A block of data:
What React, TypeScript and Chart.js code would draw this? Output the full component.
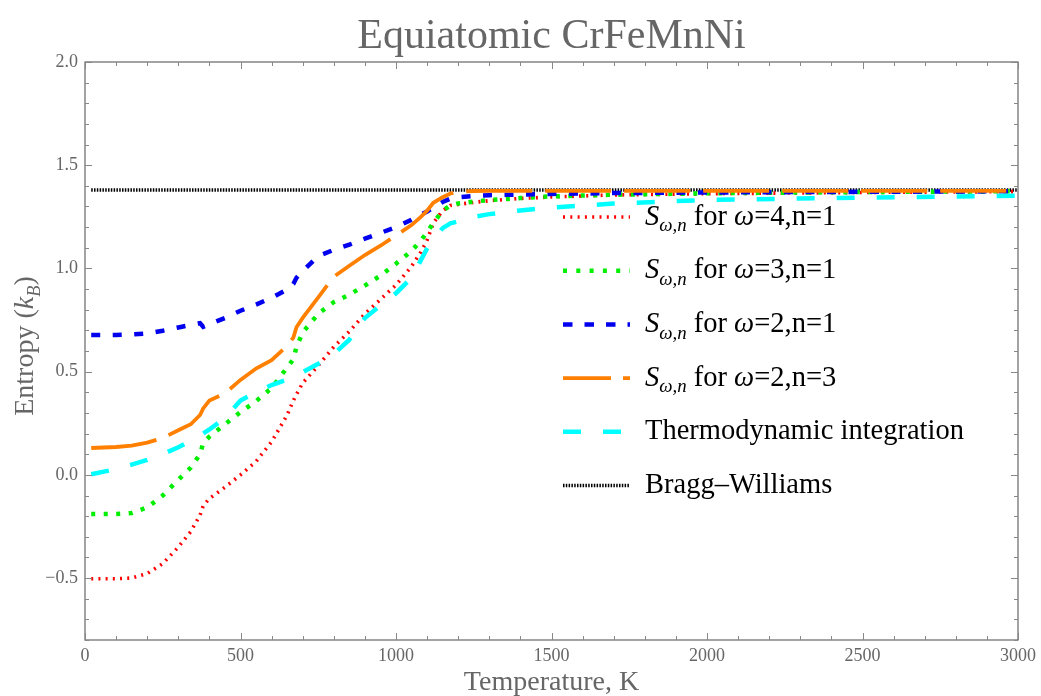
import React, { useEffect, useRef } from "react";
import { Chart, registerables } from "chart.js";

Chart.register(...registerables);

const temperatures = [
  20, 100, 150, 200, 250, 300, 340, 370, 380, 400, 450, 500, 550, 600, 650, 670, 680, 700,
  750, 800, 850, 900, 950, 1000, 1050, 1080, 1100, 1120, 1150, 1175, 1200, 1250, 1300, 1400,
  1500, 1700, 2000, 2500, 3000,
];

const sOmega4n1 = [
  -0.503, -0.503, -0.5, -0.478, -0.43, -0.35, -0.275, -0.195, -0.15, -0.115, -0.06, 0.0, 0.065,
  0.16, 0.29, 0.36, 0.39, 0.445, 0.53, 0.62, 0.695, 0.78, 0.85, 0.92, 1.01, 1.08, 1.137, 1.22,
  1.28, 1.305, 1.31, 1.32, 1.328, 1.339, 1.346, 1.356, 1.362, 1.368, 1.372,
];

const sOmega3n1 = [
  -0.19, -0.19, -0.185, -0.158, -0.1, -0.024, 0.035, 0.1, 0.155, 0.185, 0.245, 0.304, 0.357,
  0.42, 0.52, 0.56, 0.62, 0.69, 0.78, 0.837, 0.873, 0.917, 0.965, 1.023, 1.085, 1.135, 1.175,
  1.22, 1.28, 1.305, 1.315, 1.324, 1.331, 1.341, 1.349, 1.357, 1.364, 1.37, 1.374,
];

const sOmega2n1 = [
  0.677, 0.678, 0.68, 0.685, 0.698, 0.714, 0.727, 0.735, 0.717, 0.73, 0.76, 0.795, 0.825, 0.858,
  0.898, 0.925, 0.955, 0.988, 1.06, 1.09, 1.115, 1.144, 1.172, 1.2, 1.236, 1.26, 1.276, 1.295,
  1.322, 1.338, 1.345, 1.351, 1.355, 1.358, 1.361, 1.365, 1.368, 1.371, 1.374,
];

const sOmega2n3 = [
  0.13, 0.135, 0.142, 0.156, 0.179, 0.216, 0.245, 0.29, 0.322, 0.36, 0.395, 0.46, 0.515, 0.556,
  0.625, 0.665, 0.715, 0.76, 0.86, 0.96, 1.013, 1.065, 1.11, 1.16, 1.21, 1.25, 1.28, 1.318,
  1.345, 1.363, 1.372, 1.375, 1.376, 1.376, 1.376, 1.376, 1.376, 1.376, 1.376,
];

const thermoIntegration = [
  0.003, 0.028, 0.05, 0.073, 0.1, 0.134, 0.165, 0.19, 0.2, 0.22, 0.275, 0.36, 0.4, 0.435, 0.462,
  0.47, 0.48, 0.498, 0.538, 0.585, 0.655, 0.76, 0.82, 0.88, 0.955, 1.04, 1.097, 1.14, 1.195,
  1.218, 1.228, 1.25, 1.263, 1.281, 1.295, 1.314, 1.332, 1.343, 1.352,
];

const braggWilliamsTemps = [20, 3000];
const braggWilliamsValues = [1.38, 1.38];

const xTicks = [0, 500, 1000, 1500, 2000, 2500, 3000];
const yTicks = [-0.5, 0.0, 0.5, 1.0, 1.5, 2.0];

const titleText = "Equiatomic CrFeMnNi";
const xAxisTitle = "Temperature, K";

type Seg = { t: string; italic?: boolean; sub?: boolean };

const sLabel = (w: string, n: string): Seg[] => [
  { t: "S", italic: true },
  { t: "ω,n", italic: true, sub: true },
  { t: " for " },
  { t: "ω", italic: true },
  { t: "=" + w + ",n=" + n },
];

const legendLabels: Seg[][] = [
  sLabel("4", "1"),
  sLabel("3", "1"),
  sLabel("2", "1"),
  sLabel("2", "3"),
  [{ t: "Thermodynamic integration" }],
  [{ t: "Bragg–Williams" }],
];

const SERIF = "'Liberation Serif', 'Times New Roman', serif";
const GRAY = "#666666";

function toPoints(xs: number[], ys: number[]) {
  return xs.map((x, i) => ({ x, y: ys[i] }));
}

const seriesStyles = [
  { color: "#ff0000", width: 3.6, dash: [2, 5.2], legendDash: [2, 5.3] },
  { color: "#00ee00", width: 4.5, dash: [4, 8.5], legendDash: [4, 9.3] },
  { color: "#0000ee", width: 4.5, dash: [9, 12.5], legendDash: [9.5, 12] },
  { color: "#ff8000", width: 3.8, dash: [66, 13], legendDash: [48, 12] },
  { color: "#00ffff", width: 4.5, dash: [18, 22], legendDash: [18, 22] },
  { color: "#000000", width: 3.5, dash: [1.5, 1.3], legendDash: [1.5, 1.3] },
];

function drawSegs(ctx: CanvasRenderingContext2D, segs: Seg[], x: number, y: number, size: number) {
  let cx = x;
  for (const s of segs) {
    const fs = s.sub ? size * 0.66 : size;
    ctx.font = `${s.italic ? "italic " : ""}${fs}px ${SERIF}`;
    const dy = s.sub ? size * 0.24 : 0;
    ctx.fillText(s.t, cx, y + dy);
    cx += ctx.measureText(s.t).width;
  }
  return cx;
}

const decorPlugin = {
  id: "decor",
  afterDraw(chart: any) {
    const ctx: CanvasRenderingContext2D = chart.ctx;
    const { left, right, top, bottom } = chart.chartArea;
    const xs = chart.scales.x;
    const ys = chart.scales.y;
    ctx.save();

    // frame
    ctx.strokeStyle = GRAY;
    ctx.lineWidth = 1.2;
    ctx.setLineDash([]);
    ctx.strokeRect(left, top, right - left, bottom - top);

    // ticks (major + minor) on all four sides
    ctx.strokeStyle = "#888";
    ctx.lineWidth = 1;
    for (let v = 0; v <= 3000; v += 100) {
      const major = v % 500 === 0;
      const len = major ? 7 : 4;
      const px = Math.round(xs.getPixelForValue(v)) + 0.5;
      ctx.beginPath();
      ctx.moveTo(px, bottom);
      ctx.lineTo(px, bottom - len);
      ctx.moveTo(px, top);
      ctx.lineTo(px, top + len);
      ctx.stroke();
    }
    for (let k = -8; k <= 20; k++) {
      const v = k / 10;
      const major = k % 5 === 0;
      const len = major ? 7 : 4;
      const py = Math.round(ys.getPixelForValue(v)) + 0.5;
      ctx.beginPath();
      ctx.moveTo(left, py);
      ctx.lineTo(left + len, py);
      ctx.moveTo(right, py);
      ctx.lineTo(right - len, py);
      ctx.stroke();
    }

    // title
    ctx.fillStyle = GRAY;
    ctx.textAlign = "center";
    ctx.textBaseline = "alphabetic";
    ctx.font = `42px ${SERIF}`;
    ctx.fillText(titleText, (left + right) / 2, 48);

    // x axis title
    ctx.font = `28px ${SERIF}`;
    ctx.fillText(xAxisTitle, (left + right) / 2, 690);

    // y axis title
    ctx.save();
    ctx.translate(33, (top + bottom) / 2 - 5);
    ctx.rotate(-Math.PI / 2);
    ctx.textAlign = "left";
    const ySegs: Seg[] = [
      { t: "Entropy (" },
      { t: "k", italic: true },
      { t: "B", italic: true, sub: true },
      { t: ")" },
    ];
    let w = 0;
    for (const s of ySegs) {
      const fs = s.sub ? 28 * 0.66 : 28;
      ctx.font = `${s.italic ? "italic " : ""}${fs}px ${SERIF}`;
      w += ctx.measureText(s.t).width;
    }
    drawSegs(ctx, ySegs, -w / 2, 0, 28);
    ctx.restore();

    // legend
    const lx0 = 563;
    const lx1 = 630;
    const tx = 645;
    const row0 = 217;
    const gap = 53.7;
    ctx.textAlign = "left";
    legendLabels.forEach((segs, i) => {
      const st = seriesStyles[i];
      const y = row0 + i * gap;
      ctx.strokeStyle = st.color;
      ctx.lineWidth = st.width;
      ctx.setLineDash(st.legendDash);
      ctx.beginPath();
      ctx.moveTo(lx0, y);
      ctx.lineTo(lx1, y);
      ctx.stroke();
      ctx.setLineDash([]);
      ctx.fillStyle = "#000";
      drawSegs(ctx, segs, tx, y + 7.5, 28.5);
    });

    ctx.restore();
  },
};

export default function App() {
  const ref = useRef<HTMLCanvasElement | null>(null);

  useEffect(() => {
    if (!ref.current) return;
    const seriesData = [sOmega4n1, sOmega3n1, sOmega2n1, sOmega2n3, thermoIntegration];
    const datasets: any[] = seriesData.map((vals, i) => ({
      label: legendLabels[i].map((s) => s.t).join(""),
      data: toPoints(temperatures, vals),
      borderColor: seriesStyles[i].color,
      borderWidth: seriesStyles[i].width,
      borderDash: seriesStyles[i].dash,
      pointRadius: 0,
      fill: false,
      tension: 0,
      order: 6 - i,
    }));
    datasets.push({
      label: "Bragg–Williams",
      data: toPoints(braggWilliamsTemps, braggWilliamsValues),
      borderColor: seriesStyles[5].color,
      borderWidth: seriesStyles[5].width,
      borderDash: seriesStyles[5].dash,
      pointRadius: 0,
      fill: false,
      order: 10,
    });

    const chart = new Chart(ref.current, {
      type: "line",
      data: { datasets },
      options: {
        responsive: false,
        animation: false,
        layout: { padding: { top: 62, right: 22, left: 0, bottom: 0 } },
        plugins: {
          legend: { display: false },
          title: { display: false },
          tooltip: { enabled: false },
        },
        scales: {
          x: {
            type: "linear",
            min: 0,
            max: 3000,
            afterBuildTicks: (s: any) => {
              s.ticks = xTicks.map((v) => ({ value: v }));
            },
            afterFit: (s: any) => {
              s.height = 56;
            },
            ticks: {
              font: { family: SERIF, size: 18 },
              color: GRAY,
              padding: 5,
              maxRotation: 0,
              callback: (v: any) => String(v),
            },
            grid: { display: false, drawTicks: false },
            border: { display: false },
          },
          y: {
            type: "linear",
            min: -0.8,
            max: 2.0,
            afterBuildTicks: (s: any) => {
              s.ticks = yTicks.map((v) => ({ value: v }));
            },
            afterFit: (s: any) => {
              s.width = 85;
            },
            ticks: {
              font: { family: SERIF, size: 18 },
              color: GRAY,
              padding: 7,
              callback: (v: any) => {
                const n = Number(v);
                const str = Math.abs(n).toFixed(1);
                return n < 0 ? "\u2212" + str : str;
              },
            },
            grid: { display: false, drawTicks: false },
            border: { display: false },
          },
        },
      },
      plugins: [decorPlugin],
    });
    return () => chart.destroy();
  }, []);

  return (
    <div style={{ position: "fixed", left: 0, top: 0, width: 1041, height: 696, background: "#fff" }}>
      <canvas ref={ref} width={1041} height={696} style={{ width: 1041, height: 696 }} />
    </div>
  );
}
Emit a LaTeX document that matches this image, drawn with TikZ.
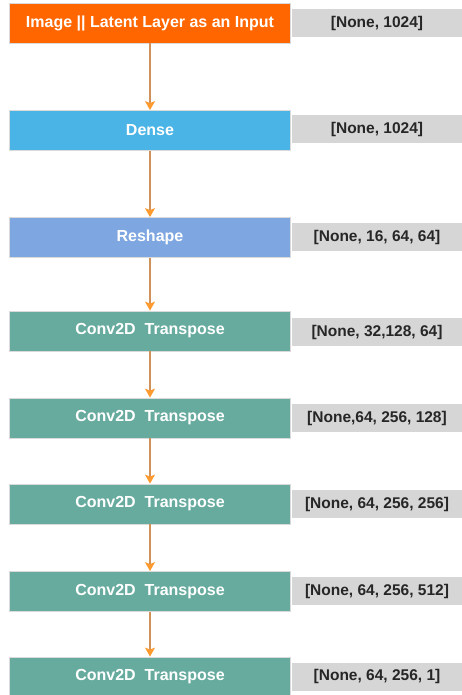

▶ TASK GOAL
Please extract exactly the lines of the data, from the first through the line containing "Chart.register(...registerables);", and add no pictures to the copy.

▶ FINISHED ANSWER
What React, TypeScript and Chart.js code would draw this? Output the full component.
import React, { useEffect, useRef } from "react";
import { Chart, registerables } from "chart.js";

Chart.register(...registerables);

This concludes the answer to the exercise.